TASK INSTRUCTIONS → Pictures are not part of the copy. Give again exactly the lines from the one with "Emit a LaTeX" to the one with "(kj) at (72,550)", inclusive.

DATA FOR PROCESSING →
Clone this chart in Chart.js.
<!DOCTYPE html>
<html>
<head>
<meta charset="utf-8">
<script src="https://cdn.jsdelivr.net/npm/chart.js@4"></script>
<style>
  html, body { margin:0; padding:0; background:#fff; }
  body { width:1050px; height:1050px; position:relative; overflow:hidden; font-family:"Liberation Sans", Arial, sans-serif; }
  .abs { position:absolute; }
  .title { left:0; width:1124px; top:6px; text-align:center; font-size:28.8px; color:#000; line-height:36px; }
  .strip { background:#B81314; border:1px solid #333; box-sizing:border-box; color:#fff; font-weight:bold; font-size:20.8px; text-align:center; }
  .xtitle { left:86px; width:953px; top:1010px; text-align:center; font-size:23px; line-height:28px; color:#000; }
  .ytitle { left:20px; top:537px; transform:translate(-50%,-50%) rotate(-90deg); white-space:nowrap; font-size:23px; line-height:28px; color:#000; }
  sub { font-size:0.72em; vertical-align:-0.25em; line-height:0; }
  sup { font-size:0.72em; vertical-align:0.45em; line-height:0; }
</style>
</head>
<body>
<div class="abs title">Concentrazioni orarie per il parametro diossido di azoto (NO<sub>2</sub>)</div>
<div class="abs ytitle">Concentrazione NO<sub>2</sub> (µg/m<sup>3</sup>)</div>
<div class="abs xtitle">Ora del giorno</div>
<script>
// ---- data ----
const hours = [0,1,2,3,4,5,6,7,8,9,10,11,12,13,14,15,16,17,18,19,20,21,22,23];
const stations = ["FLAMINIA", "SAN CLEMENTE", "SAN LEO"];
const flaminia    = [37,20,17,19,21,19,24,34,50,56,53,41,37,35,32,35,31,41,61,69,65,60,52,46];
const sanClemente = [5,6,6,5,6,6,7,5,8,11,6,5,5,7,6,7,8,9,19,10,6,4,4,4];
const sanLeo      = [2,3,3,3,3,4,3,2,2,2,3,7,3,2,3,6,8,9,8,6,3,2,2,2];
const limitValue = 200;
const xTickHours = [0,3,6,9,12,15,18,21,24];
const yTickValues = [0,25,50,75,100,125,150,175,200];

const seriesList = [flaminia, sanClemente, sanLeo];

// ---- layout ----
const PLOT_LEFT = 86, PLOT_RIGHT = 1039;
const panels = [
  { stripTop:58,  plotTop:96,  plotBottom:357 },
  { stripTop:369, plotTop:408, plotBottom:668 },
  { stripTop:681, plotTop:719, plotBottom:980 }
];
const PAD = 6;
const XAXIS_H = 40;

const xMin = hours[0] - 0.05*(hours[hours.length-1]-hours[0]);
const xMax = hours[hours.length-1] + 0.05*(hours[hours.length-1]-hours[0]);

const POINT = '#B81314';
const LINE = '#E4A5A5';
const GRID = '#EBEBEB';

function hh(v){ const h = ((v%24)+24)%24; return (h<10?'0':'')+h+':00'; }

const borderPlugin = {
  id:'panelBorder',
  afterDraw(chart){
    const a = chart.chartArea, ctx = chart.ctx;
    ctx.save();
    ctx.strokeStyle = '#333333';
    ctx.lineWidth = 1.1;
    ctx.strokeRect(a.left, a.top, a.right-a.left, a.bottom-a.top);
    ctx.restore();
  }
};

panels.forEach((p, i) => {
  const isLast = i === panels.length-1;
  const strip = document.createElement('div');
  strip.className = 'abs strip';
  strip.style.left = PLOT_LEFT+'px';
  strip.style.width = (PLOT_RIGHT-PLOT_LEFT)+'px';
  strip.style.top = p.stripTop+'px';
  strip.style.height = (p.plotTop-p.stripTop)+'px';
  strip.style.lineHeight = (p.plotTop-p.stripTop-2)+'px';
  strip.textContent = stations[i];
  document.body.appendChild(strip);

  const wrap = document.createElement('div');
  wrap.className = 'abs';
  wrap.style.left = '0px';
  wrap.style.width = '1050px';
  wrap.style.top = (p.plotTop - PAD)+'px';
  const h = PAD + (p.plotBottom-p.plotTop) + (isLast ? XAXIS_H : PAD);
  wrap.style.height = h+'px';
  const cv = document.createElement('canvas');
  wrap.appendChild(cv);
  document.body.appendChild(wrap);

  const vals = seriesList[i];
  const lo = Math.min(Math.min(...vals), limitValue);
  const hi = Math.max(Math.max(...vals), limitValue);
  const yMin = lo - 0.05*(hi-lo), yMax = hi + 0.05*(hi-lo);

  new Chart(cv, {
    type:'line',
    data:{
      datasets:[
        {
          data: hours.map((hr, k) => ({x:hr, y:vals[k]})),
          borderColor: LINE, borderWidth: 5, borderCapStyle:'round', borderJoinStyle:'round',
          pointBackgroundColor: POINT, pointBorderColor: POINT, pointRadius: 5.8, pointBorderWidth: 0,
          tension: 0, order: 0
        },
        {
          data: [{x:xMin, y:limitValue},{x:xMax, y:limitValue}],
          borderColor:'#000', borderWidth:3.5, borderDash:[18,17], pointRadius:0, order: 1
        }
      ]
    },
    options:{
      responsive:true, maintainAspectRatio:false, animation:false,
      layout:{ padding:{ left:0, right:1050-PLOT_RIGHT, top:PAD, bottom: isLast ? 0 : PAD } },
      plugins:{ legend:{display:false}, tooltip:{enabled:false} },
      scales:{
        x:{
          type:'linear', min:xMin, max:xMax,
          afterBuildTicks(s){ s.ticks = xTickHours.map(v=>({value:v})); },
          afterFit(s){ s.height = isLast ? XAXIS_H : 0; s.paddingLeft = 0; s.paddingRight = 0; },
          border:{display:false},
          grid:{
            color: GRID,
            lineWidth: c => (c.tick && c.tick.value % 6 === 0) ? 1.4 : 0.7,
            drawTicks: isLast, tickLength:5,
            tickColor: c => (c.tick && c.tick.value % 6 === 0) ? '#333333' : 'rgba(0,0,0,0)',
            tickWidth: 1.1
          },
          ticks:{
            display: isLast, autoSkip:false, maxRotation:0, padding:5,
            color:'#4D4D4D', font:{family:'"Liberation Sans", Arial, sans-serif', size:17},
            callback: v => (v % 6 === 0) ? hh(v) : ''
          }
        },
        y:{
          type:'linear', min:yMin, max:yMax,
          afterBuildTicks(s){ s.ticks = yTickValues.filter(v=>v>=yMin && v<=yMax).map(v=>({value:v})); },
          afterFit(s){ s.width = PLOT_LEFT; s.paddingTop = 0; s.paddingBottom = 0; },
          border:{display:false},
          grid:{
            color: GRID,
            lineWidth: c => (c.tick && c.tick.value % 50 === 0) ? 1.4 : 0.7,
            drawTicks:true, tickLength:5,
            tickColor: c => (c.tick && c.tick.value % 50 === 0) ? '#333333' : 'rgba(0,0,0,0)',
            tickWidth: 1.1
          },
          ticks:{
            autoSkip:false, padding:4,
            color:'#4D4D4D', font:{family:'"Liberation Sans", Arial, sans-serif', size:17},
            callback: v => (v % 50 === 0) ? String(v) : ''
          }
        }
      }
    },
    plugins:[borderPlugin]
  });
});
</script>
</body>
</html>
* * *
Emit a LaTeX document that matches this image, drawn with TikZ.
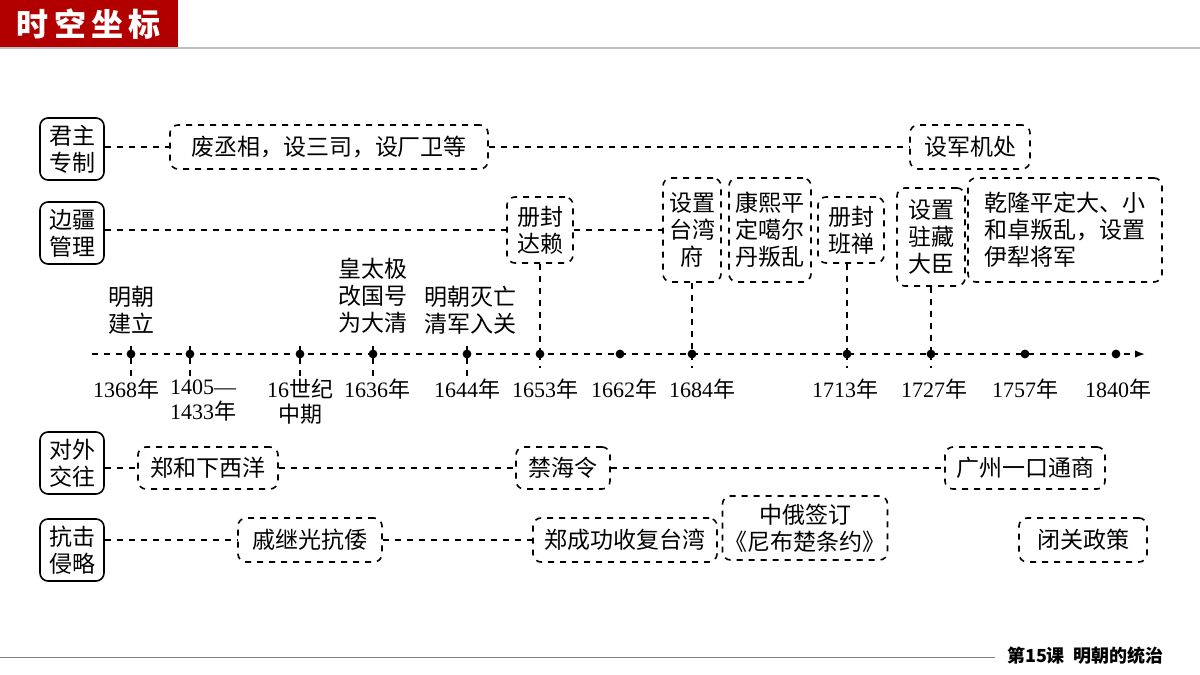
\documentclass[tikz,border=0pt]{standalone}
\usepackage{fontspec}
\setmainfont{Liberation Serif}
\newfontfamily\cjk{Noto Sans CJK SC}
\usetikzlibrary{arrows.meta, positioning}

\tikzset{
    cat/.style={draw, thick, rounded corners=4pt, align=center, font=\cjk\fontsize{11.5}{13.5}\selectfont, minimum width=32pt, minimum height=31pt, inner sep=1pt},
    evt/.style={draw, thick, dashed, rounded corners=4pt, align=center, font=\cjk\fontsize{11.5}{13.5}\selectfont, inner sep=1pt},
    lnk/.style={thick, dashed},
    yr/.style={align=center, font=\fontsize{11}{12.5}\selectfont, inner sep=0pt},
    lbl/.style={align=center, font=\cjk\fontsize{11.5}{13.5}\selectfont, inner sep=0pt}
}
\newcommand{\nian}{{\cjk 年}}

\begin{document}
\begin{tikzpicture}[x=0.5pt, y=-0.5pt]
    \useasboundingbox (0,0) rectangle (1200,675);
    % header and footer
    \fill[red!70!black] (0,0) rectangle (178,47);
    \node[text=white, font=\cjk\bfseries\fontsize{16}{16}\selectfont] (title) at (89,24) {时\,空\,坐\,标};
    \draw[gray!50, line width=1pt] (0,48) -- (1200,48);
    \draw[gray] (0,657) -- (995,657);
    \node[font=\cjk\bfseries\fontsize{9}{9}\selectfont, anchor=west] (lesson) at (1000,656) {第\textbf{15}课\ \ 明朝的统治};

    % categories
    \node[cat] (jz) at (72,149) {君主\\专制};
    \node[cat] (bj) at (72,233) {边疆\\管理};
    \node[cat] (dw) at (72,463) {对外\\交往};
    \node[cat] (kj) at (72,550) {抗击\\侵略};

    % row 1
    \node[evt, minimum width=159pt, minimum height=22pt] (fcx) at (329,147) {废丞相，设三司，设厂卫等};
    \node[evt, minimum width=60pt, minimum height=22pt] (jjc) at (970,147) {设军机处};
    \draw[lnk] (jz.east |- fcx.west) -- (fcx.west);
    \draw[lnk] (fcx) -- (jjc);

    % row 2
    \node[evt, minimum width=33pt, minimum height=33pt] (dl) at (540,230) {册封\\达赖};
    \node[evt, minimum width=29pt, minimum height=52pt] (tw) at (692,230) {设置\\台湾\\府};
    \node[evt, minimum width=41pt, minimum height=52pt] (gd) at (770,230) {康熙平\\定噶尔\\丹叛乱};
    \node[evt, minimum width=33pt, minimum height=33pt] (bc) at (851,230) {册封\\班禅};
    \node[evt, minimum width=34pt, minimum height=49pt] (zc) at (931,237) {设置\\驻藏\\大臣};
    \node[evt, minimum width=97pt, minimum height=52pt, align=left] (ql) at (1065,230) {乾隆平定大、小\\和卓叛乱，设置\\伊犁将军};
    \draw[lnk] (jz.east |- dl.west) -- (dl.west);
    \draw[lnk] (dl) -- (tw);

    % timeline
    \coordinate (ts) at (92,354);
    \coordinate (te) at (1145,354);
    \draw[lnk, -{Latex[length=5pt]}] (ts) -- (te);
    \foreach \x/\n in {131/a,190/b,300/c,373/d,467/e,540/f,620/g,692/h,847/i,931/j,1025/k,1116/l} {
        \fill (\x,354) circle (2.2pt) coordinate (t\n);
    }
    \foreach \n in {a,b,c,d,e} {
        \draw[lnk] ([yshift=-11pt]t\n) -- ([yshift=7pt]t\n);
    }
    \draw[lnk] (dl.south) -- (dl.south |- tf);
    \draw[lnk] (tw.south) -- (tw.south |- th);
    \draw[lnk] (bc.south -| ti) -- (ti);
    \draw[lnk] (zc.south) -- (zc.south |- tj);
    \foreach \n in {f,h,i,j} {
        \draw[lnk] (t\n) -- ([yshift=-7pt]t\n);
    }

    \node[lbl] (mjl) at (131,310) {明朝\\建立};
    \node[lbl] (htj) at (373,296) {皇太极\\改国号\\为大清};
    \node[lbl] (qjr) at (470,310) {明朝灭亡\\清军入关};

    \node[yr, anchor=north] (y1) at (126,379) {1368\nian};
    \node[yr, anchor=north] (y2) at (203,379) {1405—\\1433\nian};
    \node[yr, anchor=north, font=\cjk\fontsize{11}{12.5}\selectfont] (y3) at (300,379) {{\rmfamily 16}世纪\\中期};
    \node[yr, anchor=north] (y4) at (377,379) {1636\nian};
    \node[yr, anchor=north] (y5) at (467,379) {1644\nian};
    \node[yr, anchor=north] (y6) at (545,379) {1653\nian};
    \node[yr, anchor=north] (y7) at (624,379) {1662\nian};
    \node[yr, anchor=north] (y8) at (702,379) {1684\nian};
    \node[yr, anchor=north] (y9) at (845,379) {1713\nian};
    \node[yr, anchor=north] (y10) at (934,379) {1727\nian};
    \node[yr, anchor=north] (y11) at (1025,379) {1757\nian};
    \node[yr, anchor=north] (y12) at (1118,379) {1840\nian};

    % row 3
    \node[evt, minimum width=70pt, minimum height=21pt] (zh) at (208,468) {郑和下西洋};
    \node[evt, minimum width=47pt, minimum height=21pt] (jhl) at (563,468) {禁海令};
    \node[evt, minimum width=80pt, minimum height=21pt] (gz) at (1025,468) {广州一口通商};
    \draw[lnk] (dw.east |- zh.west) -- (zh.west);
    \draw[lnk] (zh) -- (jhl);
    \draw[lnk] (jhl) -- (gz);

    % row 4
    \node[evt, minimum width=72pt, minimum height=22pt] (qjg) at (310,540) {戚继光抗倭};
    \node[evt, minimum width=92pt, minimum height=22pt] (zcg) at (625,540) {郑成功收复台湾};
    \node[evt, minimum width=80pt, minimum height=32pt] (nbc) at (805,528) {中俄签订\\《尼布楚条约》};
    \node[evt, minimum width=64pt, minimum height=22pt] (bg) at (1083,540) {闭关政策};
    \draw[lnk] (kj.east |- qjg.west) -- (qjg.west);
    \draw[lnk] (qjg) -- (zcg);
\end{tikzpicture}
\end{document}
==
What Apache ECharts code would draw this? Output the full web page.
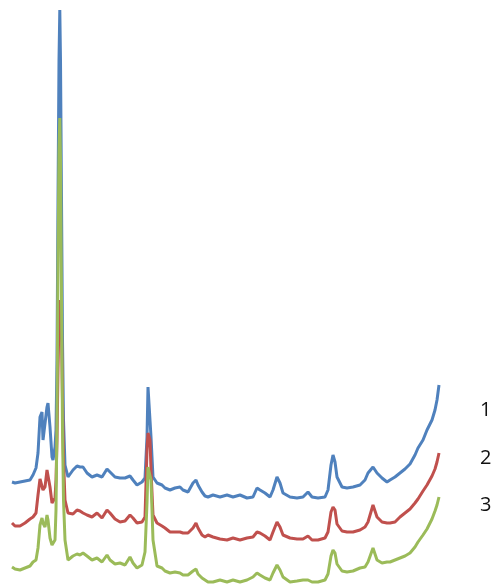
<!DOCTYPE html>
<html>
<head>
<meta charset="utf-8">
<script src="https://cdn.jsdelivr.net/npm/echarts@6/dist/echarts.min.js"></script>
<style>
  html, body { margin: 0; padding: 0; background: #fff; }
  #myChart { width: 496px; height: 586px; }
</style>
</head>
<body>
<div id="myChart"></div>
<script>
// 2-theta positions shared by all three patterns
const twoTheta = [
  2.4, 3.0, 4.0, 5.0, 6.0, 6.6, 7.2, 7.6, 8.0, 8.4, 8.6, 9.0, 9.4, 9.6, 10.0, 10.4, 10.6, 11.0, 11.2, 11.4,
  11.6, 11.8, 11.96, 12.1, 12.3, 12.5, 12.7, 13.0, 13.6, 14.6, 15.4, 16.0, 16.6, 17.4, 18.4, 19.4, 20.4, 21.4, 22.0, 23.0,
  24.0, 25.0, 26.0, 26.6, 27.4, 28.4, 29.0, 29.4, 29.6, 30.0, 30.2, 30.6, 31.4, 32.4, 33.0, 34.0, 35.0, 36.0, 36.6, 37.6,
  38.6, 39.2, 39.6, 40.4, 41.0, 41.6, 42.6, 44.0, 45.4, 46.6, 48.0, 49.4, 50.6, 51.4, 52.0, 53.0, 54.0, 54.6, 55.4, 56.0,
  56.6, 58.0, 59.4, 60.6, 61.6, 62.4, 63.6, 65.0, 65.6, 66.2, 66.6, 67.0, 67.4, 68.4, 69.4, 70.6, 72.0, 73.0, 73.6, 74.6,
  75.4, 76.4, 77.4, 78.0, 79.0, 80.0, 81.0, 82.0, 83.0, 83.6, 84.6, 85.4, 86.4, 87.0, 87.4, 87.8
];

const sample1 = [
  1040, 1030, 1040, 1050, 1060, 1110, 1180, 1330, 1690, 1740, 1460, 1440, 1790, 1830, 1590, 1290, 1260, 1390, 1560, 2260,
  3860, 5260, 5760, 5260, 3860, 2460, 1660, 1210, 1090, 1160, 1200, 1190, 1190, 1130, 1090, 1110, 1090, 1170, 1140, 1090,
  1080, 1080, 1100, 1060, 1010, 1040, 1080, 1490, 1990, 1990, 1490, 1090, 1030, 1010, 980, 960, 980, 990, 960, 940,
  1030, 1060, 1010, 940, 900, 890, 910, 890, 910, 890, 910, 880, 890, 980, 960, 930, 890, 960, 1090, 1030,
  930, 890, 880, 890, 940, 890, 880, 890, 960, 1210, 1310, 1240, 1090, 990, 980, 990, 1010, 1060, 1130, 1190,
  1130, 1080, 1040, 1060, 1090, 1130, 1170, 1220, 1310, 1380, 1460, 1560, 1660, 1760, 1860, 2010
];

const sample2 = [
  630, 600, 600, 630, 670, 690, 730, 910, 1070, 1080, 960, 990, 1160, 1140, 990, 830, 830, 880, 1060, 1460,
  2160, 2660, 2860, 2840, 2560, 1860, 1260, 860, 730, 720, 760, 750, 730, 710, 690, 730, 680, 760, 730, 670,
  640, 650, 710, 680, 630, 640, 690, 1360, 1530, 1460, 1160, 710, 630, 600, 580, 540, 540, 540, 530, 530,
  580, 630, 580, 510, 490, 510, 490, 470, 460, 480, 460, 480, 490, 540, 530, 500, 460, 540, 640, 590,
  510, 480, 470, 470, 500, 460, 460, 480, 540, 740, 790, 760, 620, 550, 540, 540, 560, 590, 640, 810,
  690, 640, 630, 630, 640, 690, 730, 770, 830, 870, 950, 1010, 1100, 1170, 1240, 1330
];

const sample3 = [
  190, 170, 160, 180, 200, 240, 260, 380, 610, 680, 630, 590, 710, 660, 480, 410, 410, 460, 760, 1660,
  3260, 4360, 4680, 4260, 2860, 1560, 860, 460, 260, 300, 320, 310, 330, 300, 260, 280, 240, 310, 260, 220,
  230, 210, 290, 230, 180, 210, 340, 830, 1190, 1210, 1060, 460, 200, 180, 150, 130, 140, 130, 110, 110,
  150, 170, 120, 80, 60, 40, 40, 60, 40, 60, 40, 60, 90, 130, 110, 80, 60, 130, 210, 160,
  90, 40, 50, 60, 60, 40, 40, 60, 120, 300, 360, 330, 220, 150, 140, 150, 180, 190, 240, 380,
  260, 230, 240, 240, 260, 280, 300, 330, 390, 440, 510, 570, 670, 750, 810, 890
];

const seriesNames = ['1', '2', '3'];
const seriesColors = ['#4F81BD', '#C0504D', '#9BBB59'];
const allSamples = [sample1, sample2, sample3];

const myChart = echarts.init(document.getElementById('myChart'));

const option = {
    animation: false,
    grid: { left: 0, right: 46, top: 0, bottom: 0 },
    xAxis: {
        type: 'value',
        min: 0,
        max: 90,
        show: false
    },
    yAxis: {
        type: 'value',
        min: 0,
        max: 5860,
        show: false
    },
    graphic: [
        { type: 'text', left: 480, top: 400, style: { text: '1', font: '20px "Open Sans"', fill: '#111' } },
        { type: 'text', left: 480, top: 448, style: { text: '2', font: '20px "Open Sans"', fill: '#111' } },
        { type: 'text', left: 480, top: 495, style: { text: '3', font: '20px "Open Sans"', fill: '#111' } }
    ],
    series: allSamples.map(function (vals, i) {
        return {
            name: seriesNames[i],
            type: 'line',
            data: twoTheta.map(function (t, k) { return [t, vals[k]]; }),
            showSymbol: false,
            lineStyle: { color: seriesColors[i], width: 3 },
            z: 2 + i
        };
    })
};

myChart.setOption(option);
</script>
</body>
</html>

FINISHED EXERCISE →
Emit a LaTeX document that matches this image, drawn with TikZ.
\documentclass[tikz,border=0pt]{standalone}
\usepackage{fontspec}
\setmainfont{Liberation Serif}
\newfontfamily\cjk{Noto Sans CJK SC}
\usetikzlibrary{arrows.meta, positioning}

\tikzset{
    cat/.style={draw, thick, rounded corners=4pt, align=center, font=\cjk\fontsize{11.5}{13.5}\selectfont, minimum width=32pt, minimum height=31pt, inner sep=1pt},
    evt/.style={draw, thick, dashed, rounded corners=4pt, align=center, font=\cjk\fontsize{11.5}{13.5}\selectfont, inner sep=1pt},
    lnk/.style={thick, dashed},
    yr/.style={align=center, font=\fontsize{11}{12.5}\selectfont, inner sep=0pt},
    lbl/.style={align=center, font=\cjk\fontsize{11.5}{13.5}\selectfont, inner sep=0pt}
}
\newcommand{\nian}{{\cjk 年}}

\begin{document}
\begin{tikzpicture}[x=0.5pt, y=-0.5pt]
    \useasboundingbox (0,0) rectangle (1200,675);
    % header and footer
    \fill[red!70!black] (0,0) rectangle (178,47);
    \node[text=white, font=\cjk\bfseries\fontsize{16}{16}\selectfont] (title) at (89,24) {时\,空\,坐\,标};
    \draw[gray!50, line width=1pt] (0,48) -- (1200,48);
    \draw[gray] (0,657) -- (995,657);
    \node[font=\cjk\bfseries\fontsize{9}{9}\selectfont, anchor=west] (lesson) at (1000,656) {第\textbf{15}课\ \ 明朝的统治};

    % categories
    \node[cat] (jz) at (72,149) {君主\\专制};
    \node[cat] (bj) at (72,233) {边疆\\管理};
    \node[cat] (dw) at (72,463) {对外\\交往};
    \node[cat] (kj) at (72,550) {抗击\\侵略};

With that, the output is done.